After being closed for almost exactly a year, New York City plans to partially reopen movie theaters on Mar. 5. While many questions remain as theaters slowly reopen across the county, one thing is certain: people have missed going to the movies in the past year as much as they did during the 1918 pandemic.

Newspaper articles in the digital archive of the Influenza Encyclopedia, produced by the Center for the History of Medicine at the University of Michigan, reported elation about the reopening of theaters. Back then, if people weren’t watching movies in theaters, they weren’t watching them at all. Unlike film buffs in the early 20th century, most people in the COVID-19 pandemic have been able to watch movies the entire time, streaming them from home or even going to outdoor screenings. But just like today, there was trepidation about heading back to an enclosed theater, along with great excitement about seeing movies again.

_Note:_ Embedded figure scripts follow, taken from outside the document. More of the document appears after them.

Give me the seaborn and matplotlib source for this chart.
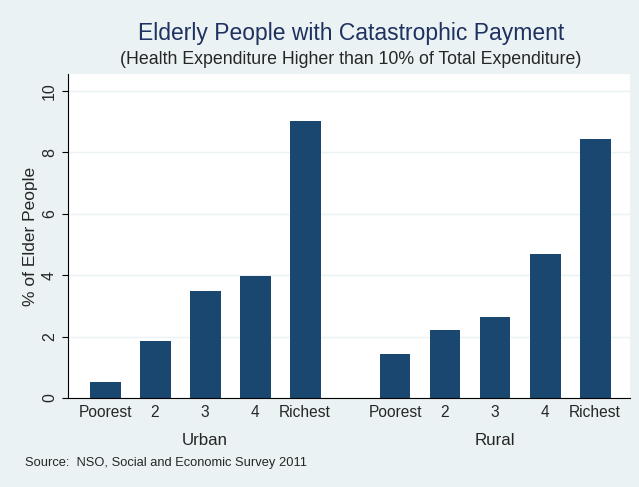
import pandas as pd
import seaborn as sns
import matplotlib.pyplot as plt

quintiles = ["Poorest", "2", "3", "4", "Richest"]
areas = ["Urban", "Rural"]
urban = [0.52, 1.86, 3.48, 3.98, 9.02]
rural = [1.42, 2.20, 2.64, 4.70, 8.42]

# bar slots: one per quintile, extra gap between the two areas
rows = []
for g, (area, vals) in enumerate(zip(areas, [urban, rural])):
    for i, (q, v) in enumerate(zip(quintiles, vals)):
        rows.append({"area": area, "quintile": q, "pos": g * 5.8 + i, "pct": v})
df = pd.DataFrame(rows)

sns.set_style("white")
plt.rcParams["font.family"] = ["Liberation Sans", "DejaVu Sans"]

bg = "#eaf2f3"
bar_col = "#1a476f"

fig = plt.figure(figsize=(6.39, 4.87), dpi=100, facecolor=bg)
ax = fig.add_axes([68 / 639, 1 - 398 / 487, (630 - 68) / 639, (398 - 74) / 487])

sns.barplot(data=df, x="pos", y="pct", native_scale=True, color=bar_col,
            width=0.62, saturation=1, ax=ax, errorbar=None, linewidth=0)

ax.set_xlim(-0.74, 10.5)
ax.set_ylim(0, 10.55)
ax.set_yticks([0, 2, 4, 6, 8, 10])
ax.set_yticklabels(["0", "2", "4", "6", "8", "10"], rotation=90, va="center", fontsize=11.5)
ax.set_xticks(df["pos"])
ax.set_xticklabels(df["quintile"], fontsize=11.2)
ax.tick_params(axis="x", length=0, pad=5)
ax.tick_params(axis="y", length=4, width=0.8, color="black", left=True, pad=4)
ax.set_xlabel("")
ax.set_ylabel("% of Elder People", fontsize=12.5, labelpad=3)
ax.yaxis.grid(True, color=bg, linewidth=1)
ax.set_axisbelow(True)
for s in ["top", "right"]:
    ax.spines[s].set_visible(False)
for s in ["left", "bottom"]:
    ax.spines[s].set_color("black")
    ax.spines[s].set_linewidth(0.8)

# area labels beneath each group
for area in areas:
    centre = df.loc[df["area"] == area, "pos"].mean()
    ax.text(centre, -0.13, area, transform=ax.get_xaxis_transform(),
            ha="center", va="center", fontsize=12.2)

fig.text(351 / 639, 1 - 33 / 487, "Elderly People with Catastrophic Payment",
         ha="center", va="center", fontsize=16.5, color="#1e3160")
fig.text(351 / 639, 1 - 60 / 487, "(Health Expenditure Higher than 10% of Total Expenditure)",
         ha="center", va="center", fontsize=12.8)
fig.text(25 / 639, 1 - 463 / 487, "Source:  NSO, Social and Economic Survey 2011",
         ha="left", va="center", fontsize=9.3)

fig.savefig("out.png", dpi=100, facecolor=bg)
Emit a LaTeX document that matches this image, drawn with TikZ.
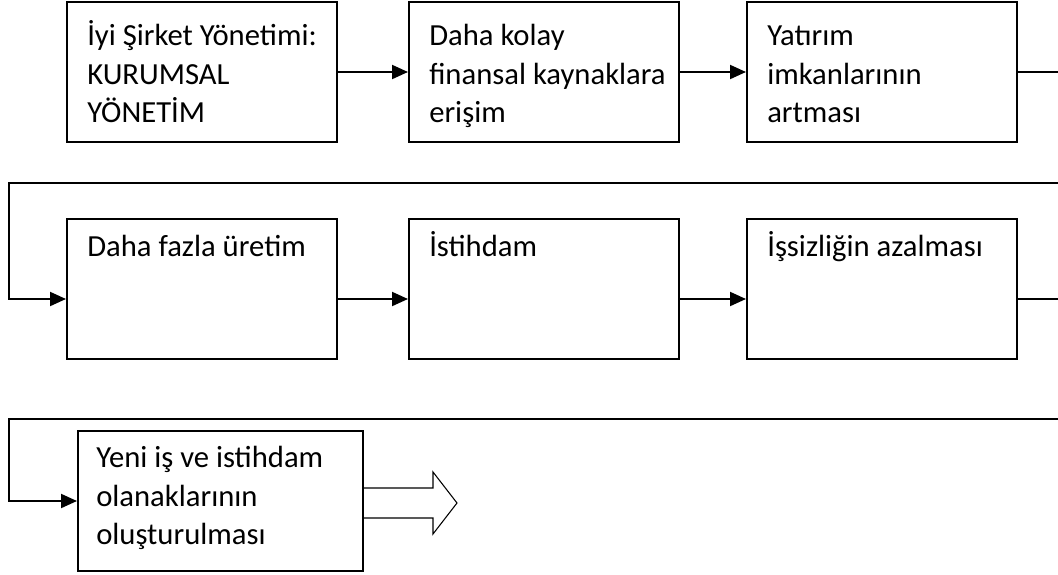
\documentclass[tikz,border=0pt]{standalone}
\usepackage{fontspec}
\setmainfont{Carlito}
\usetikzlibrary{arrows.meta,calc}

\begin{document}
\begin{tikzpicture}[x=0.75pt,y=-0.75pt,
    kutu/.style={draw,line width=1.5pt,minimum width=202.5pt,minimum height=105pt,inner sep=0pt},
    yazi/.style={anchor=north west,align=left,inner sep=0pt,font=\fontsize{23}{29}\selectfont},
    ok/.style={line width=1.5pt,-{Triangle[length=12pt,width=10.5pt]}}]

\useasboundingbox (0,0) rectangle (1058,575);
\clip (0,0) rectangle (1058,575);

% first row
\foreach \n/\x/\metin in {1/202/{İyi Şirket Yönetimi:\\KURUMSAL\\YÖNETİM},
                          2/544/{Daha kolay\\finansal kaynaklara\\erişim},
                          3/882/{Yatırım\\imkanlarının\\artması}} {
    \node[kutu] (k\n) at (\x,72) {};
    \node[yazi] (y\n) at ($(k\n.north west)+(21,17)$) {\strut\metin};
}

% second row
\foreach \n/\x/\metin in {4/202/{Daha fazla üretim},
                          5/544/{İstihdam},
                          6/882/{İşsizliğin azalması}} {
    \node[kutu] (k\n) at (\x,289) {};
    \node[yazi] (y\n) at ($(k\n.north west)+(21,11)$) {\strut\metin};
}

% third row
\node[kutu,minimum width=213.75pt] (k7) at (220.5,501) {};
\node[yazi] (y7) at ($(k7.north west)+(19,10)$)
    {\strut Yeni iş ve istihdam\\olanaklarının\\oluşturulması};

% turning points on the left
\coordinate (don1) at (9,183);
\coordinate (don2) at (9,419);

% arrows
\draw[ok] (k1) -- (k2);
\draw[ok] (k2) -- (k3);
\draw[ok] (k3.east) -- ++(60,0) |- (don1) |- ([yshift=-7.5pt]k4.west);
\draw[ok] ([yshift=-7.5pt]k4.east) -- ([yshift=-7.5pt]k5.west);
\draw[ok] ([yshift=-7.5pt]k5.east) -- ([yshift=-7.5pt]k6.west);
\draw[ok] ([yshift=-7.5pt]k6.east) -- ++(60,0) |- (don2) |- (k7.west);

% open block arrow
\draw[line width=0.8pt] ($(k7.east)+(0,-13)$) -- ++(69,0) -- ++(0,-16)
    -- ++(24,31) -- ++(-24,31) -- ++(0,-16) -- ++(-69,0);

\end{tikzpicture}
\end{document}
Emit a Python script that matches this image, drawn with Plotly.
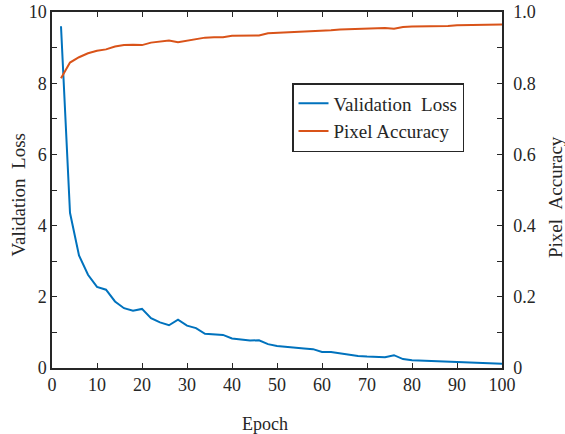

From around 1905 and 1908, movies became the premiere form of entertainment for the masses. Dubbed the nickelodeon era because films usually cost a nickel, theaters ranged from a storefront to setting up chairs and a projector and a screen. Filmmaking itself was also more diverse, where virtually anyone with a camera and a couple of actors could make a movie, according to William J. Mann, author of 2014 book Tinseltown: Murder, Morphine, and Madness at the Dawn of Hollywood.

But from 1908 to 1917, movie palaces noted for their gilded and red velvet interiors opened to cater to a more affluent clientele, and the studio system started to emerge.

“1918 to 1920 is a turning point for the industry,” says Mann. “There was already a move within the industry to consolidate and create a more structured production system and more efficient distribution and exhibition system, and the fact that the pandemic happened in the midst of that made those changes even more profound. Movies had been just novelties in 1910, but by 1918, they’re huge moneymakers, a vital part of the economy.”

As the deadliest wave of the 1918 flu pandemic hit in early fall on the East Coast, movie theaters closed for several weeks, and as the virus made its way West, pictures houses in those regions shut-down too.

On Oct. 9, 1918, the National Association of the Motion Picture Industry announced it would stop sending new releases to America’s 17,500 movie theaters from Oct. 13 to Nov. 9 until “the grip crisis” has “subsided”—a move that impacted more than a million employees, the New York American reported. About 60% of film production in California came to a halt. The movie industry worried it was “the beginning of the end,” Benjamin Hampton wrote in his 1931 A History of the Movies, and filmmaker and writer Lewis Jacobs said insiders feared “seemingly imminent ruin” in his 1939 The Rise of the American Film.